Date: 2008-11-21 04:18 am (UTC)
tpau: (Default)
From: [personal profile] tpau
may i borrow that?

(no subject)

Date: 2008-11-21 03:57 pm (UTC)
tpau: (Default)
From: [personal profile] tpau
with the economist issue. that i really need to go pick up... or something...

(no subject)

Date: 2008-11-21 04:45 am (UTC)
From: [identity profile] querldox.livejournal.com
Oddly enough, comics writer Peter David and his wife, Kathleen, were in the audience for that particular Colbert Report.

(no subject)

Date: 2008-11-21 11:54 am (UTC)
From: [identity profile] dervishspin.livejournal.com
There is a book by Derek Jensen called The Culture of Make Believe.

It is along a similar line, tracing the history of hatred, but not limited to hatred of Judaism; our cultural insistence of hatred of the Other. The deeply ingrained hatred of a set of people is not unique to Judaism, but it does seem to be unique to our Western Culture. We are cultural amnesiacs in this regard, especially in the US, with living victims of the Holocaust still among us.

This book questions the validity of civilization itself. It's brilliant. I don't think I can bring myself to read it more than once though.

(no subject)

Date: 2008-11-21 02:23 pm (UTC)
mermaidlady: heraldic mermaid in her vanity (Default)
From: [personal profile] mermaidlady
I've heard "American Tune" almost my entire life (my dad raised me as a huge Paul Simon fan). Every time, over the years, I've heard the song, especially "We come in the age's most uncertain hour" I've thought how true it was. And it's been true for over 3 decades. One of his finest songs and never fails to make me feel both weepy & hopeful.

(no subject)

Date: 2008-11-21 02:44 pm (UTC)
From: [identity profile] aishabintjamil.livejournal.com
People forget history so easily. We don't teach the parts that are embarrassing in school. I bet most people escape from not only high school, but also college, without learning about things like interning the Japanese americans during WW II, for example.
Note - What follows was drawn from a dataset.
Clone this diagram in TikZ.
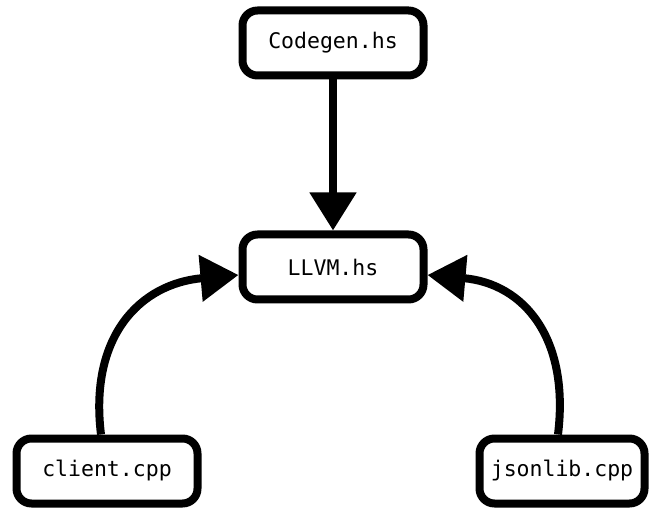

I think we turned a corner in the right direction with this recent election, but I don't really have a hard time imagining something similar happening to Arabs here or in Western Europe. And we don't worry about guarding against it because the holocaust was an isolated insanity.

I got a dual major in college, one of which was in German. We had to take a German history class as part of the degree requirements, taught by an American professor. He didn't cover WW II and the holocaust at all. Simply wrote "1939-1945: Barbarism" on the board and moved on. (And yes, the man was a terrible professor in other ways too. If you saw the first Ghostbusters movie, the guy from the EPA was him to a T. He even looked like him. Made the movie for me).

Interestingly the native German perspective was quite different. My german teacher in high school had served in the German Army (mostly on the Eastern front) before coming to the US after the war. He didn't talk a lot about it, but I remember him saying once that he and his family had heard rumors about what was going on with the Jews, but they weren't near any of the places it was actually happening, and they didn't believe that it could be anything but exaggerated rumor, until they saw evidence later. He was a decent person, and he just couldn't comprehend that so many people could do such horrible things.

That's why we need to be vigilant - it's easy for the people who would be most likely to rise up and say "No" to just not believe it's happening if they don't pay attention, because it's something they'd never consider doing.